Alfonso Rojo
Redaccion | Lunes 20 de octubre de 2014
Lo de Abu Dahdah es un apodo. Su nombre real es Imad Eddin Barakat Yarkas y ejerce de jefe de los malos. El lunes fue condenado a 27 años de prisión como dirigente de una organización terrorista y por haber conspirado para que el 11 de septiembre de 2001 varios fanáticos de Al Qaeda estrellaran dos aviones repletos de pasajeros contra las Torres Gemelas de Nueva York y un tercero contra el edifico del Pentágono.
Un prenda, que para colmo clama ser inocente y cuyo abogado afirma sin sonrojarse que recurrirá la sentencia porque lo ocurrido “no tiene ni pies ni cabeza”.
Lo que no tiene sentido es una sociedad como la nuestra, que acoge a sujetos de semejante jaez. Abú Dada. Como su amigo el reportero de Al Yazira Taysir Alony, son sólo un ejemplo. No le ha cortado la cabeza a nadie, que se sepa. A tenor de las pruebas presentadas en el juicio, era un colaborador de postín dedicado a reclutar voluntarios para mandarlos a la “guerra santa”. Además es un ambicioso seducido por el afán de notoriedad, que encarna los valores y actitudes que caracterizan la última hornada de terroristas islámicos. Vive aquí, se ha casado con una de aquí, se beneficia de la Seguridad Social y de todo lo que hay aquí, pero odia, desprecia y disfruta haciendo daño a los de aquí.
En la época en que deambulaba por el barrio de Lavapiés y era asiduo visitante de las mezquitas madrileñas, Abu Dahdah hizo célebre entre sus cofrades una cancioncilla que dice algo así: “En el paraíso me encontraré con nuestro profeta y con los apóstoles; en el paraíso....”. No ha dado ese paso suicida que le llevaría al lado de Mahoma, pero desde aquellos días, hasta ahora, ha ayudado a unos cuantos a viajar a toda velocidad hacia el “paraíso”. O al infierno, según se quiera.
Lleva ya cuatro años largos en prisión y dicen que el encierro lo ha cambiado. Ya no es aquel gordo dicharachero que discutía sobre la yihad en las peluquerías morunas de la zona. Del sumario, se desprende que los suyos le admiraban y respetaban. Algunos le temían. Acompañaba al aeropuerto a los hombres que enviaba a los campos de Afganistán, Bosnia, Indonesia o Chechenia. Les aguardaba a su regreso y se ocupaba de los heridos, cuando volvían a descansar. Las reuniones en su casa con fanáticos islámicos de toda Europa debían ser interminables. Era el jefe de una gran familia criminal, hecha de musulmanes afincados en Occidente.
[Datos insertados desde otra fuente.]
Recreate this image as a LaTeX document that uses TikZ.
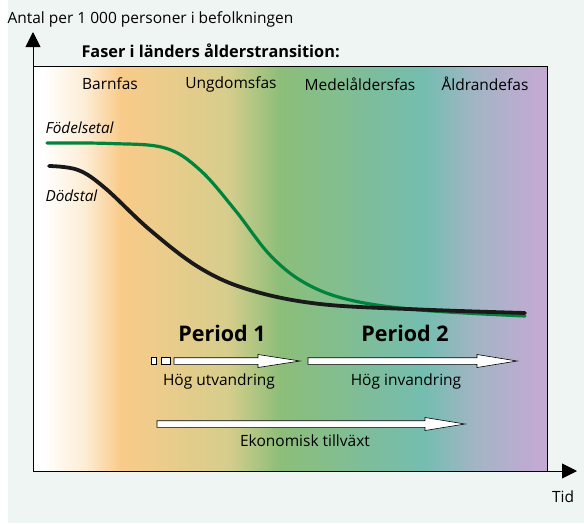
\documentclass[tikz,border=0pt]{standalone}
\usepackage{fontspec}
\setmainfont{Open Sans}
\usetikzlibrary{arrows.meta}
\definecolor{bgmint}{HTML}{EFF5F3}
\definecolor{fasorange}{HTML}{F9CB8A}
\definecolor{fasolive}{HTML}{D6CD8C}
\definecolor{fasgreen}{HTML}{8DBE79}
\definecolor{fasteal}{HTML}{74BDB0}
\definecolor{fasblue}{HTML}{A2B5C4}
\definecolor{faspurple}{HTML}{C2AAD3}
\definecolor{birthgreen}{HTML}{00843D}
\pgfdeclarehorizontalshading{fasshade}{100bp}{%
  color(0bp)=(white); color(26bp)=(white); color(30bp)=(fasorange!35!white);
  color(33.5bp)=(fasorange); color(44bp)=(fasolive); color(49bp)=(fasgreen);
  color(63bp)=(fasteal); color(68bp)=(fasblue); color(74bp)=(faspurple);
  color(100bp)=(faspurple)}
\newcommand{\blockarr}[4]{% start, head start, tip, y
  \draw[fill=white,line width=.6pt] (#1,{#4-3.3}) -- (#2,{#4-3.3}) -- (#2,{#4-6.5}) -- (#3,#4)
    -- (#2,{#4+6.5}) -- (#2,{#4+3.3}) -- (#1,{#4+3.3}) -- cycle;}
\tikzset{
  fastext/.style={font=\fontsize{15.5}{17}\selectfont},
  kurvtext/.style={font=\fontsize{15.3}{17}\selectfont\itshape,anchor=west},
  periodtext/.style={font=\fontsize{21.5}{24}\selectfont\bfseries}
}
\begin{document}
\begin{tikzpicture}[x=1pt,y=-1pt,>={Triangle[length=15pt,width=15pt]}]
        \useasboundingbox (0,0) rectangle (584,523);
        \fill[bgmint] (8,0) rectangle (584,523);
        \shade[shading=fasshade] (33,66) rectangle (547,471);
        \draw[line width=.7pt] (33,66)--(547,66)--(547,471);
        \draw[->,line width=.9pt](33,471)--(577,471);
        \draw[->,line width=.9pt](33,471)--(33,32);
        \node[fastext,anchor=west] (ylabel) at (4,19) {Antal per 1 000 personer i befolkningen};
        \node[fastext] (tid) at (563,497) {Tid};
        \node[fastext,font=\fontsize{16.3}{18}\selectfont\bfseries,anchor=west] (rubrik) at (78,51) {Faser i länders ålderstransition:};
        \node[fastext] (barnfas) at (110,84) {Barnfas};
        \node[fastext] (ungdom) at (231,84) {Ungdomsfas};
        \node[fastext] (medel) at (360,84) {Medelåldersfas};
        \node[fastext] (aldrande) at (485,84) {Åldrandefas};
        \node[kurvtext] (fodtext) at (42,128) {Födelsetal};
        \node[kurvtext] (dodtext) at (42,196) {Dödstal};
        \draw[birthgreen,line width=3.2pt,line cap=round] plot[smooth,tension=.6] coordinates
            {(47,143) (110,143.5) (165,148) (200,170) (235,210) (270,255) (305,283) (350,300) (420,310) (525,316)};
        \draw[black!90,line width=3.8pt,line cap=round] plot[smooth,tension=.6] coordinates
            {(49,166) (78,170) (105,188) (150,230) (200,268) (250,290) (320,304) (420,309.5) (525,313)};
        \node[periodtext] (per1) at (222,333) {Period 1};
        \node[periodtext] (per2) at (405,333) {Period 2};
        \draw[fill=white,line width=.6pt] (151,357.7) rectangle (156,364.3);
        \draw[fill=white,line width=.6pt] (161,357.7) rectangle (170,364.3);
        \blockarr{174}{258}{300}{361}
        \blockarr{308}{477}{517}{361}
        \blockarr{157}{425}{465}{424}
        \node[fastext] (utv) at (219,381) {Hög utvandring};
        \node[fastext] (inv) at (406,381) {Hög invandring};
        \node[fastext] (ekon) at (305,441) {Ekonomisk tillväxt};
\end{tikzpicture}
\end{document}
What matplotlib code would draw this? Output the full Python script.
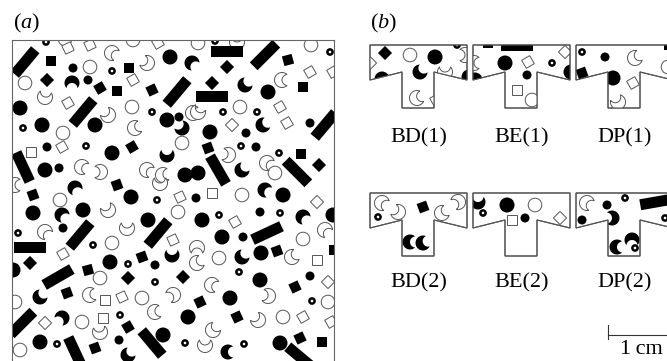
import matplotlib
matplotlib.use("Agg")
import matplotlib.pyplot as plt
import numpy as np
from matplotlib.patches import Polygon, Circle

plt.rcParams['font.family'] = ['Liberation Serif', 'DejaVu Serif']
plt.rcParams['mathtext.fontset'] = 'custom'
plt.rcParams['mathtext.rm'] = 'Liberation Serif'
plt.rcParams['mathtext.it'] = 'Liberation Serif:italic'

# ---- panel (a): shapes in the sample box (x, y[, angle]) ----
big_dots = [(170, 57), (20, 108), (167, 120), (42, 125), (95, 125), (112, 153), (45, 170),
            (185, 175), (198, 173), (268, 92), (210, 132), (33, 213), (83, 210), (131, 197),
            (148, 220), (110, 262), (13, 270), (188, 317), (40, 342), (163, 335), (283, 195),
            (202, 220), (222, 237), (261, 253), (260, 280), (230, 298), (280, 343), (333, 215)]
small_dots = [(73, 68), (88, 80), (179, 117), (47, 147), (59, 168), (310, 123), (246, 133),
              (256, 147), (63, 228), (155, 265), (119, 340), (196, 198), (260, 212), (243, 237),
              (310, 276)]
rings = [(46, 42), (112, 71), (152, 112), (23, 128), (86, 146), (215, 41), (330, 52), (223, 112),
         (257, 112), (241, 146), (279, 153), (157, 200), (18, 233), (93, 245), (128, 264),
         (155, 282), (120, 315), (57, 344), (185, 343), (219, 215), (280, 213), (239, 272),
         (312, 301), (244, 344)]
open_circles = [(90, 67), (25, 83), (132, 107), (63, 133), (182, 143), (198, 43), (311, 45),
                (240, 107), (275, 173), (60, 200), (178, 212), (112, 243), (100, 278), (142, 298),
                (15, 302), (82, 322), (20, 350), (242, 195), (303, 239), (219, 258), (283, 317),
                (328, 302), (133, 40), (65, 39)]
filled_squares = [(51, 61, 0), (129, 68, 0), (47, 80, 45), (100, 88, 30), (117, 91, 0),
                  (152, 90, 25), (132, 147, 30), (227, 67, 45), (288, 60, 15), (212, 83, 45),
                  (303, 87, 0), (208, 148, 20), (301, 154, 0), (319, 165, 45), (33, 195, 20),
                  (117, 185, 20), (30, 263, 45), (142, 257, 20), (88, 270, 15), (128, 278, 45),
                  (183, 277, 45), (67, 293, 20), (128, 327, 30), (95, 348, 20), (277, 251, 20),
                  (295, 287, 25), (200, 302, 25), (237, 317, 25), (300, 338, 25), (322, 342, 0),
                  (334, 250, 0)]
open_squares = [(68, 48, 25), (90, 45, 25), (158, 43, 30), (133, 80, 30), (68, 103, 30),
                (31, 152, 0), (62, 147, 30), (310, 72, 30), (333, 72, 30), (280, 107, 30),
                (287, 123, 30), (232, 125, 45), (180, 197, 25), (173, 240, 25), (63, 254, 30),
                (105, 300, 0), (122, 297, 25), (45, 323, 45), (103, 318, 0), (212, 193, 0),
                (317, 202, 45), (235, 222, 30), (317, 260, 0), (328, 282, 45), (303, 317, 30),
                (331, 322, 30)]
bars = [(25, 62, 50), (177, 92, 50), (83, 112, 50), (23, 167, -65), (227, 52, 0), (265, 55, 45),
        (212, 97, 0), (325, 125, 50), (218, 170, -60), (297, 172, -45), (80, 235, 50),
        (158, 233, 50), (30, 248, 0), (58, 277, 30), (22, 323, 45), (152, 343, -50),
        (75, 352, -65), (267, 233, 25), (300, 357, -40)]
filled_moons = [(192, 63, -45), (72, 83, -90), (182, 128, 135), (167, 155, 90), (245, 85, 45),
                (263, 125, 30), (242, 170, 45), (75, 188, -60), (62, 215, -45), (172, 255, 90),
                (40, 297, 45), (62, 318, -135), (128, 355, 45), (265, 190, -30), (303, 217, -45),
                (242, 257, 45), (228, 352, 0)]
open_moons = [(112, 53, -30), (147, 63, 150), (45, 97, 80), (108, 115, 135), (193, 113, 0),
              (135, 128, 20), (82, 167, -20), (100, 172, 180), (147, 170, -30), (163, 175, 10),
              (237, 42, 90), (282, 80, 0), (198, 112, 60), (228, 155, 170), (267, 163, -30),
              (15, 185, 0), (108, 210, 120), (160, 183, 90), (45, 232, -45), (127, 228, 90),
              (197, 248, -90), (197, 263, 30), (90, 295, 10), (173, 295, -150), (155, 312, 10),
              (100, 332, 100), (325, 230, -45), (212, 285, -20), (268, 296, 170), (292, 257, 30),
              (258, 320, 135), (213, 330, 45), (205, 345, 90)]

# ---- panel (b): T-shaped sub-domains, shapes as (kind, x, y, angle) ----
t_x = [0, 97, 97, 64, 64, 32, 32, 0]
t_y = [0, 0, 35, 27, 63, 63, 27, 35]
panel_names = ['BD(1)', 'BE(1)', 'DP(1)', 'BD(2)', 'BE(2)', 'DP(2)']
panel_x0 = [370, 473, 576, 370, 473, 576]
panel_y0 = [45, 45, 45, 193, 193, 193]
label_y = [138, 138, 138, 283, 283, 283]

bd1 = [('fsq', 15, 8, 45), ('ocirc', 40, 10, 0), ('dot', 65, 12, 0), ('ring', 87, 0, 0),
       ('omoon', 95, 10, 180), ('osq', 0, 18, 45), ('dot', 12, 34, 0), ('fmoon', 50, 27, 45),
       ('omoon', 75, 27, 90), ('dot', 99, 32, 0), ('omoon', 47, 53, 20), ('osq', 66, 55, 30)]
be1 = [('bar', 44, 0, 0), ('fsq', 15, -2, 0), ('omoon', 1, 18, 0), ('dot', 32, 18, 0),
       ('osq', 55, 17, 30), ('ring', 79, 18, 0), ('osq', 92, 7, 45), ('dot', 98, 27, 0),
       ('dot', 2, 35, 0), ('sdot', 54, 30, 0), ('osq', 44, 45, 0), ('ocirc', 59, 55, 0)]
dp1 = [('ring', 6, 7, 0), ('sdot', 29, 12, 0), ('omoon', 59, 13, 30), ('fsq', 6, 28, 20),
       ('dot', 37, 33, 0), ('osq', 57, 38, 30), ('omoon', 42, 57, 120), ('ocirc', 92, 22, 0),
       ('fsq', 93, 0, 0)]
bd2 = [('omoon', 12, 10, -30), ('omoon', 28, 19, 150), ('ring', 8, 24, 0), ('fsq', 53, 14, 20),
       ('omoon', 88, 9, -150), ('omoon', 72, 20, 30), ('fmoon', 40, 49, 0), ('fmoon', 53, 50, 20)]
be2 = [('fmoon', 5, 9, 90), ('ring', 10, 20, 0), ('dot', 34, 12, 0), ('osq', 39, 27, 0),
       ('sdot', 52, 25, 0), ('ocirc', 62, 12, 0), ('osq', 87, 25, 45)]
dp2 = [('omoon', 11, 10, -30), ('sdot', 31, 12, 0), ('ring', 49, 5, 0), ('bar', 80, 9, 10),
       ('ring', 89, 25, 0), ('sdot', 6, 27, 0), ('fmoon', 36, 25, 180), ('fmoon', 56, 47, -90),
       ('fmoon', 41, 54, 0), ('ring', 59, 55, 0)]
panel_shapes = [bd1, be1, dp1, bd2, be2, dp2]

EDGE = '#555555'


def turn(x, y, u, v, ang):
    a = np.radians(ang)
    return np.column_stack([x + u * np.cos(a) - v * np.sin(a),
                            y - (u * np.sin(a) + v * np.cos(a))])


def rect_pts(x, y, w, h, ang):
    u = np.array([-w / 2, w / 2, w / 2, -w / 2])
    v = np.array([-h / 2, -h / 2, h / 2, h / 2])
    return turn(x, y, u, v, ang)


def moon_pts(x, y, ang, R=7.5, rb=5.5, d=5.5):
    # circle of radius R with a circular bite (radius rb, centre offset d)
    xi = (R ** 2 - rb ** 2 + d ** 2) / (2 * d)
    yi = np.sqrt(R ** 2 - xi ** 2)
    phi0 = np.arctan2(yi, xi)
    t1 = np.linspace(phi0, 2 * np.pi - phi0, 40)
    a1 = np.arctan2(-yi, xi - d)
    a2 = np.arctan2(yi, xi - d)
    t2 = np.linspace(a1, a2 - 2 * np.pi, 30)
    u = np.concatenate([R * np.cos(t1), d + rb * np.cos(t2)])
    v = np.concatenate([R * np.sin(t1), rb * np.sin(t2)])
    return turn(x, y, u, v, ang)


def draw_shape(ax, kind, x, y, ang=0, clip=None):
    if kind == 'dot':
        p = Circle((x, y), 7.5, fc='black', ec='none')
    elif kind == 'sdot':
        p = Circle((x, y), 4.5, fc='black', ec='none')
    elif kind == 'ring':
        p = Circle((x, y), 2.6, fc='none', ec='black', lw=1.8)
    elif kind == 'ocirc':
        p = Circle((x, y), 6.8, fc='white', ec=EDGE, lw=0.7)
    elif kind == 'fsq':
        p = Polygon(rect_pts(x, y, 10, 10, ang), closed=True, fc='black', ec='none')
    elif kind == 'osq':
        p = Polygon(rect_pts(x, y, 9.3, 9.3, ang), closed=True, fc='white', ec=EDGE, lw=0.7)
    elif kind == 'bar':
        p = Polygon(rect_pts(x, y, 32, 11, ang), closed=True, fc='black', ec='none')
    elif kind == 'fmoon':
        p = Polygon(moon_pts(x, y, ang), closed=True, fc='black', ec='none')
    else:
        p = Polygon(moon_pts(x, y, ang), closed=True, fc='white', ec=EDGE, lw=0.7)
    ax.add_patch(p)
    if clip is not None:
        p.set_clip_path(clip)


fig = plt.figure(figsize=(6.67, 3.61), dpi=100)

# panel (a)
axa = fig.add_axes([12 / 667, -1 / 361, 322 / 667, 322 / 361])
axa.set_xlim(12, 334)
axa.set_ylim(362, 40)
axa.set_xticks([])
axa.set_yticks([])
for s in axa.spines.values():
    s.set_color('#666666')
    s.set_linewidth(0.8)

for x, y in big_dots:
    draw_shape(axa, 'dot', x, y)
for x, y in small_dots:
    draw_shape(axa, 'sdot', x, y)
for x, y in open_circles:
    draw_shape(axa, 'ocirc', x, y)
for x, y, a in open_squares:
    draw_shape(axa, 'osq', x, y, a)
for x, y, a in open_moons:
    draw_shape(axa, 'omoon', x, y, a)
for x, y, a in filled_squares:
    draw_shape(axa, 'fsq', x, y, a)
for x, y, a in bars:
    draw_shape(axa, 'bar', x, y, a)
for x, y, a in filled_moons:
    draw_shape(axa, 'fmoon', x, y, a)
for x, y in rings:
    draw_shape(axa, 'ring', x, y)

# panel (b) and labels
ax = fig.add_axes([0, 0, 1, 1])
ax.set_xlim(0, 667)
ax.set_ylim(361, 0)
ax.axis('off')

for name, x0, y0, ly, shapes in zip(panel_names, panel_x0, panel_y0, label_y, panel_shapes):
    verts = np.column_stack([np.array(t_x) + x0, np.array(t_y) + y0])
    tp = Polygon(verts, closed=True, fc='white', ec=EDGE, lw=0.8, zorder=1)
    ax.add_patch(tp)
    for kind, x, y, a in shapes:
        draw_shape(ax, kind, x + x0, y + y0, a, clip=tp)
    ax.add_patch(Polygon(verts, closed=True, fc='none', ec=EDGE, lw=0.8, zorder=3))
    ax.text(x0 + 48.5, ly, name, ha='center', va='center', fontsize=16)

ax.text(13, 23, r'($\mathit{a}$)', ha='left', va='center', fontsize=16)
ax.text(370, 23, r'($\mathit{b}$)', ha='left', va='center', fontsize=16)

# scale bar
ax.plot([608, 608], [325, 339], color='#333333', lw=0.8)
ax.plot([608, 680], [335, 335], color='#333333', lw=0.8)
ax.text(641, 349, '1\u2009cm', ha='center', va='center', fontsize=16)

fig.savefig('out.png', dpi=100)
Entonces era un pastor, un proselitista charlatán y acogedor. Ahora se aleja de los demás presos. No hace deporte y lee mucho, sobre todo textos jurídicos. Hasta ha adelgazado. Fuí a verlo hace algo más de un año, a Soto del Real. Todavía no se había llevado la monumental paliza que le propinaron otros presos, enfadados por el 11-M. No saqué nada en claro de la entrevista. Se empeñó en repetir que era inocente y que todo se debía a una confusión, lo mismo que dice ahora, a pesar de las pruebas, grabaciones y testimonios en su contra. Eso sí, nos volvió a decir que es hijo de un general sirio, que huyó de Damasco porque lo querían matar por religioso, que se casó con una española convertida al Islam y que aprecia España. ¡Que Alá nos coja confesados!